Rides not revenge
Why Boston’s Critical Mass is hurting the cycling cause.
It’s a Friday evening in late July, and hundreds of whooping and hollering bicyclists are clogging the street at Commonwealth and Harvard avenues in Allston. This is one of the trickiest intersections in the city – some eight lanes of road pass through it, as well as two sets of Green Line tracks – and cyclists from a group called Boston Critical Mass are jamming it up by riding in circles, taunting the drivers. Car horns blast. A solitary biker held up by the stunt yells, “You are why people hate cyclists!” A Honda Civic revs forward, forcing several cyclists to bail, and races off. Mangled bikes – and one person – lie on the asphalt.
Once a month, members of the hundreds-strong Critical Mass get together to celebrate bike culture and protest car culture, as the group says on its website, by means of a “party on two wheels.” But that day the party ended abruptly – luckily the woman knocked to the ground had just bumps and bruises; the only serious casualties were bikes. I am obviously appalled at the actions of the driver, but my other reaction is bafflement: What does Critical Mass hope to prove by breaking laws and taunting motorists?
In the larger Boston-area biking community, many seem eager to separate themselves from the relatively small group of cyclists who ignore laws and wreak havoc. Pete Stidman, executive director of the Boston Cyclists Union, says he “understands the desire,” but calls Critical Mass’s practices a “horribly poor way of communicating our desire to have the streets be safer.” Local cycling advocate Chris Ditunno, founder of Allston-Brighton Bikes, says the group’s actions “feed the conflict and may make it more dangerous to be out there.” Even some Critical Mass riders refuse to participate in the intersection-clogging practice they call “corking.”

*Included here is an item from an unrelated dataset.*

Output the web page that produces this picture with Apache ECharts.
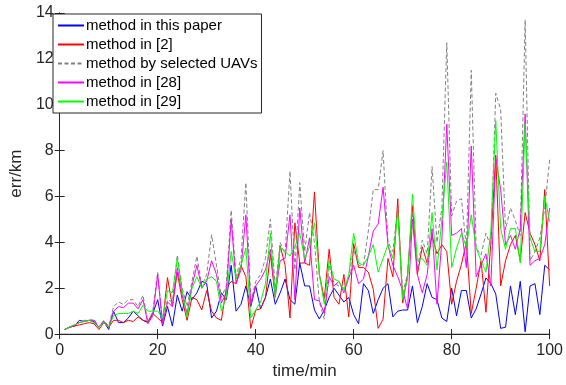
<!DOCTYPE html>
<html><head><meta charset="utf-8">
<script src="https://cdn.jsdelivr.net/npm/echarts@6/dist/echarts.min.js"></script>
<style>html,body{margin:0;padding:0;background:#fff}#c{width:566px;height:385px}</style>
</head><body><div id="c"></div>
<script>
const seriesNames = ["method in this paper","method in [2]","method by selected UAVs","method in [28]","method in [29]"];
const xTicks = [0,20,40,60,80,100];
const yTicks = [0,2,4,6,8,10,12,14];
const timeMin = Array.from({length:100},(_,i)=>i+1);
const blue = [0.2,0.3,0.35,0.6,0.55,0.6,0.55,0.3,0.55,0.2,
1.0,0.5,0.5,0.7,1.0,0.8,0.6,0.5,0.9,1.5,
0.35,1.2,0.35,1.7,1.0,1.85,1.5,1.8,2.3,2.2,
0.7,1.0,1.8,1.5,3.0,1.0,1.3,2.1,1.2,2.1,
1.1,1.6,2.4,1.3,1.8,2.4,1.5,1.3,3.1,2.1,
2.1,1.05,0.66,1.05,1.6,2.0,1.7,1.4,1.6,0.85,
0.45,2.2,1.9,0.9,1.5,2.0,2.2,0.75,1.0,1.05,
1.05,2.1,0.5,1.2,2.2,1.6,1.5,0.7,0.55,2.0,
0.8,1.9,1.9,0.7,1.1,1.75,2.45,2.2,1.75,0.25,
0.3,2.1,0.85,2.3,0.1,2.1,2.2,0.85,3.0,2.8];
const red = [0.2,0.3,0.35,0.4,0.45,0.5,0.45,0.2,0.5,0.3,
0.6,0.6,0.5,0.6,0.55,0.75,0.6,0.55,0.9,0.7,
0.5,2.46,1.2,2.7,1.5,0.6,1.6,1.5,1.05,1.9,
1.0,0.7,0.6,2.0,2.3,2.2,3.0,2.5,0.25,1.05,
1.1,1.6,3.5,1.6,3.85,3.0,0.7,4.85,3.1,3.1,
3.0,6.2,2.6,1.55,3.7,1.6,1.3,2.6,0.75,3.95,
2.9,2.9,2.7,1.95,0.25,0.65,3.3,2.5,5.9,1.35,
2.6,5.6,2.6,3.8,3.1,4.3,3.5,3.9,3.6,1.3,
2.3,3.05,4.0,0.9,2.0,3.2,0.95,4.0,7.8,2.1,
3.2,3.9,4.3,3.2,5.3,4.4,3.9,3.2,6.3,2.1];
const gray = [0.2,0.3,0.4,0.5,0.6,0.6,0.65,0.3,0.6,0.35,
1.2,1.4,1.3,1.5,1.5,1.2,1.7,0.5,1.0,2.7,
0.45,1.5,1.4,3.45,2.0,1.2,2.3,3.4,2.1,2.6,
4.33,3.0,1.6,2.1,5.4,2.5,3.3,6.6,1.4,2.3,
2.6,3.3,5.0,2.0,4.0,3.5,7.1,2.8,6.6,3.6,
5.3,4.0,1.4,0.65,3.0,2.2,2.1,2.0,2.5,3.7,
3.0,3.0,4.5,6.3,6.3,8.0,4.0,3.6,5.5,1.8,
2.6,5.2,2.8,4.1,3.5,7.3,4.0,5.5,12.7,5.15,
5.8,5.9,3.75,11.5,3.75,3.45,4.4,3.8,10.5,9.8,
4.55,5.5,4.95,4.3,13.7,3.2,3.6,4.2,5.5,7.6];
const magenta = [0.2,0.3,0.4,0.5,0.55,0.6,0.6,0.3,0.55,0.3,
1.0,1.2,1.15,1.35,1.35,1.1,1.5,0.45,0.8,2.6,
0.42,1.4,1.2,2.9,1.7,0.9,2.1,3.0,2.0,2.3,
3.2,2.6,1.35,1.8,5.0,2.2,2.8,5.2,1.3,2.1,
2.4,2.8,3.7,1.7,3.2,3.3,5.2,1.5,5.5,3.1,
4.2,1.5,1.45,0.9,2.5,2.1,2.3,1.8,2.45,3.0,
2.2,2.4,3.4,4.5,4.8,6.4,3.9,3.0,2.5,1.9,
1.1,5.0,2.6,1.8,2.6,4.6,1.3,4.1,9.15,4.3,
4.4,4.6,2.9,8.2,2.5,3.0,3.5,2.1,7.7,6.3,
3.9,4.3,3.7,4.6,9.6,3.0,3.2,3.3,3.9,5.5];
const green = [0.2,0.3,0.4,0.5,0.55,0.6,0.5,0.3,0.5,0.3,
0.8,0.9,0.9,0.9,1.0,0.9,1.25,1.0,1.0,1.0,
0.7,1.9,1.8,3.3,1.9,0.73,2.0,2.5,2.0,2.4,
2.5,2.3,1.0,1.6,3.6,2.4,3.0,3.75,0.7,1.05,
1.4,2.2,4.4,1.6,3.8,3.6,3.4,3.8,4.4,3.3,
3.8,4.85,2.6,1.3,3.2,2.4,2.3,1.9,2.6,4.4,
3.1,3.0,3.4,3.9,2.7,3.3,3.9,3.3,5.3,1.5,
2.4,6.1,3.2,3.3,3.0,5.3,2.8,5.0,7.5,2.9,
3.75,4.4,3.8,5.2,3.75,3.2,2.7,4.5,9.3,4.6,
3.7,4.6,4.6,3.1,9.2,4.2,3.6,3.6,6.0,4.9];

const values = [blue, red, gray, magenta, green];
const colors = ['#0000ff','#ff0000','#808080','#ff00ff','#00ff00'];
const dashes = ['solid','solid',[4,2.5],'solid','solid'];
const FONT = 'Liberation Sans, Arial, sans-serif';
const TXT = '#262626';

const chart = echarts.init(document.getElementById('c'), null, {renderer:'canvas'});
const tick = {inside:true,length:5,lineStyle:{color:TXT}};
chart.setOption({
  animation:false,
  backgroundColor:'#fff',
  grid:{left:53,right:16,top:13,bottom:48,show:false},
  legend:{
    orient:'vertical', left:53, top:14,
    data:seriesNames,
    backgroundColor:'#fff', borderColor:'#262626', borderWidth:1, borderRadius:0,
    padding:[2,4,2,4], itemGap:0, itemWidth:26, itemHeight:14,
    itemStyle:{color:'rgba(0,0,0,0)', borderColor:'rgba(0,0,0,0)', borderWidth:0, opacity:0},
    textStyle:{fontFamily:FONT,fontSize:15,color:'#000',lineHeight:19,padding:[0,0,0,-3]}
  },
  xAxis:[
    {type:'value', min:0, max:100, interval:20, position:'bottom',
      name:'time/min', nameLocation:'middle', nameGap:28,
      nameTextStyle:{fontFamily:FONT,fontSize:17,color:TXT},
      axisLine:{show:true,lineStyle:{color:'#c8c8c8',width:2}},
      axisTick:tick, splitLine:{show:false},
      axisLabel:{fontFamily:FONT,fontSize:16,color:TXT,margin:8}},
    {type:'value', min:0, max:100, interval:20, position:'top',
      axisLine:{show:true,lineStyle:{color:TXT,width:1}},
      axisTick:tick, splitLine:{show:false}, axisLabel:{show:false}}
  ],
  yAxis:[
    {type:'value', min:0, max:14, interval:2, position:'left',
      name:'err/km', nameLocation:'middle', nameGap:26,
      nameTextStyle:{fontFamily:FONT,fontSize:17,color:TXT},
      axisLine:{show:true,lineStyle:{color:TXT,width:1}},
      axisTick:tick, splitLine:{show:false},
      axisLabel:{fontFamily:FONT,fontSize:16,color:TXT,margin:6}},
    {type:'value', min:0, max:14, interval:2, position:'right',
      axisLine:{show:true,lineStyle:{color:TXT,width:1}},
      axisTick:tick, splitLine:{show:false}, axisLabel:{show:false}}
  ],
  series: values.map((arr,k)=>({
    name:seriesNames[k], type:'line', symbol:'none', showSymbol:false,
    xAxisIndex:0, yAxisIndex:0,
    lineStyle:{color:colors[k], width:1, type:dashes[k]},
    itemStyle:{color:colors[k]},
    data: arr.map((v,i)=>[timeMin[i], v]),
    z: 2 + k
  }))
});
</script></body></html>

As a longtime cyclist myself, I wanted to check out Critical Mass. I joined the group’s August ride, and what I found was a mixed bag of paradoxes. The joyful novelty of being able to ride unobstructed in Boston’s streets was not lost on me – I had fun. Many of my fellow riders were downright polite; a few even thanked the drivers they were holding up for their patience. While we did cork intersections to allow the group to illegally run red lights, we didn’t block them with the express aim of hassling drivers.
Critical Mass has not been very good at getting its message out, yet I couldn’t help but think that we were making a political statement by how we were riding – and not a good one. At no point during the ride were drivers and pedestrians informed of Critical Mass’s mission to promote bike culture and establish a place for cyclists on the roads. From where I was sitting, the range of emotions among drivers went from confusion to anger, but never obvious support. I think we came across as a bunch of two-wheeled anarchists.
Critical Mass rider Joseph Finley II says you need only spend a day riding in Boston to see how poorly drivers treat riders. “Does that aggression need to be taken out at this event every month?” he asks. “Some will say yes, some will say no. People like myself will fall somewhere in the middle.”
No doubt bike conditions in Boston cry out for improvement. Bike lanes are nonexistent on many city streets, and few drivers know how to engage their two-wheeled counterparts. Bikers like Finley point out that drivers also bear responsibility for creating a safer environment. I agree. But things have been getting better. MassBike’s “Same Roads Same Rules” campaign seeks to foster civility and understanding between motorists and cyclists, for instance. The organization also tries to educate police throughout the state on laws relating to bicyclists.
Yet the actions of Critical Mass and a few lawless others are hurting the cause of all Boston cyclists. That’s why Ditunno helped start an alternative group ride last month, dubbed “Courteous Mass – Boston,” that asks participants “to pledge to ride with courtesy and respect for all other road users, and to obey traffic laws” (a public health professional and former attorney, Ditunno made riders sign a pledge agreeing to as much). Unlike Critical Mass, Courteous Mass is showing the larger community that many Boston cyclists want their change with a side of civility.
If Critical Mass is serious about its mission, it needs to tone down the party on two wheels. Aggression from cyclists, like aggression from drivers, needs to end before someone gets hurt. After all, we’re all riding on a two-way street.